L’activité de production d’écrit est complexe. Elle mobilise des compétences diverses qui impliquent particulièrement le sujet-écrivant. Pour les élèves allophones, l’utilisation de leur langue seconde est une charge cognitive plus importante encore : compétences linguistiques, univers de référence – et geste graphique, pour ceux qui ont appris une langue écrite dans un autre alphabet. Pour l’élève qui n’a pas été scolarisé antérieurement, l’apprentissage de la lecture et de l’écrit s’effectue simultanément à celui de la langue de scolarisation.
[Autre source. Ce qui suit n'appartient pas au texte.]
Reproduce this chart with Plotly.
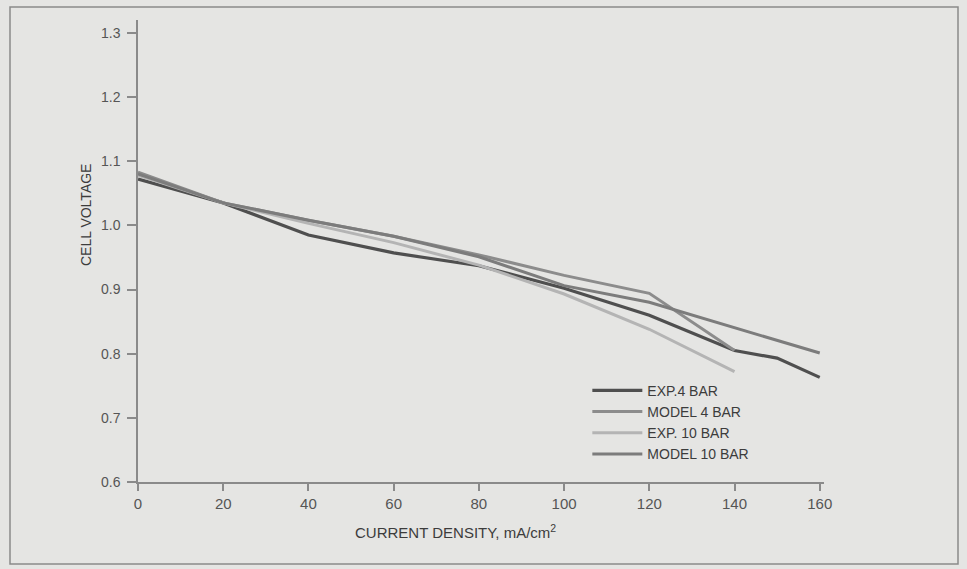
import plotly.graph_objects as go

# Data
exp4_x = [0, 20, 40, 60, 80, 100, 120, 140, 150, 160]
exp4_y = [1.072, 1.035, 0.985, 0.957, 0.937, 0.902, 0.860, 0.805, 0.793, 0.763]

model4_x = [0, 20, 40, 60, 80, 100, 120, 140]
model4_y = [1.083, 1.035, 1.008, 0.983, 0.954, 0.922, 0.894, 0.805]

exp10_x = [0, 20, 40, 60, 80, 100, 120, 140]
exp10_y = [1.078, 1.035, 1.003, 0.973, 0.938, 0.893, 0.838, 0.772]

model10_x = [0, 20, 40, 60, 80, 100, 120, 140, 160]
model10_y = [1.080, 1.035, 1.008, 0.983, 0.951, 0.906, 0.880, 0.841, 0.801]

x_ticks = [0, 20, 40, 60, 80, 100, 120, 140, 160]
y_ticks = [0.6, 0.7, 0.8, 0.9, 1.0, 1.1, 1.2, 1.3]
y_tick_text = ["0.6", "0.7", "0.8", "0.9", "1.0", "1.1", "1.2", "1.3"]

series = [
    ("EXP.4 BAR", exp4_x, exp4_y, "#4f4f4f", 3.2),
    ("MODEL 4 BAR", model4_x, model4_y, "#8c8c8c", 3),
    ("EXP. 10 BAR", exp10_x, exp10_y, "#b4b4b4", 3),
    ("MODEL 10 BAR", model10_x, model10_y, "#7c7c7c", 3),
]

FONT = "Liberation Sans, Arial, sans-serif"
fig = go.Figure()
for name, xs, ys, col, w in series:
    fig.add_trace(go.Scatter(x=xs, y=ys, mode="lines", name=name,
                             line=dict(color=col, width=w)))

fig.update_layout(
    width=967, height=569,
    margin=dict(l=138, r=143, t=20, b=87),
    paper_bgcolor="#e5e5e3",
    plot_bgcolor="#e5e5e3",
    font=dict(family=FONT, size=14, color="#3c3c3c"),
    showlegend=True,
    legend=dict(x=0.655, y=0.232, xanchor="left", yanchor="top",
                bgcolor="rgba(0,0,0,0)", font=dict(size=14, color="#3c3c3c"),
                itemwidth=50, tracegroupgap=0),
    xaxis=dict(range=[0, 161], tickvals=x_ticks, showgrid=False, zeroline=False,
               showline=True, linecolor="#8a8a8a", linewidth=1.5,
               ticks="outside", ticklen=7, tickcolor="#8a8a8a", tickwidth=1.5,
               tickfont=dict(size=15, color="#555555"), automargin=False),
    yaxis=dict(range=[0.6, 1.32], tickvals=y_ticks, ticktext=y_tick_text,
               showgrid=False, zeroline=False,
               showline=True, linecolor="#8a8a8a", linewidth=1.5,
               ticks="outside", ticklen=9, tickcolor="#8a8a8a", tickwidth=1.5,
               ticklabelstandoff=4,
               tickfont=dict(size=14, color="#555555"), automargin=False),
    annotations=[
        dict(text="CURRENT DENSITY, mA/cm<sup>2</sup>", xref="paper", yref="paper",
             x=(455 - 138) / 686, y=(482 - 531) / 462, showarrow=False,
             font=dict(size=15, color="#3c3c3c"), xanchor="center", yanchor="middle"),
        dict(text="CELL VOLTAGE", xref="paper", yref="paper",
             x=(86 - 138) / 686, y=(482 - 215) / 462, showarrow=False, textangle=-90,
             font=dict(size=14, color="#3c3c3c"), xanchor="center", yanchor="middle"),
    ],
    shapes=[
        dict(type="rect", xref="paper", yref="paper",
             x0=(10 - 138) / 686, x1=(958 - 138) / 686,
             y0=(482 - 564) / 462, y1=(482 - 7) / 462,
             line=dict(color="#8a8a8a", width=1.5), fillcolor="rgba(0,0,0,0)"),
    ],
)

fig.write_html("out.html", config={"displayModeBar": False},
               post_script="document.body.style.margin='0';")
Pour l’élève qui a déjà été scolarisé dans une autre langue, il lui faut transposer ses méthodes et connaissances. Le plurilinguisme et le multiculturalisme dans lesquels il évolue doivent être une richesse : à l’enseignant de lui permettre de construire les apprentissages pour passer d’une langue à l’autre, et de lui donner accès aux matériaux et fondations pour élaborer ses écrits.
Pour faire entrer l’élève allophone dans l’écrit, en lui permettant de développer des compétences à son rythme
- Proposer un sujet accessible à l’élève (qui ne demande pas d’autres connaissances que celles de la langue), pour les EANA.
- Éviter les sujets trop sensibles, relatifs au parcours de vie de l’élève et susceptibles d’engendrer une émotion qui pourrait être un frein au processus d’écriture.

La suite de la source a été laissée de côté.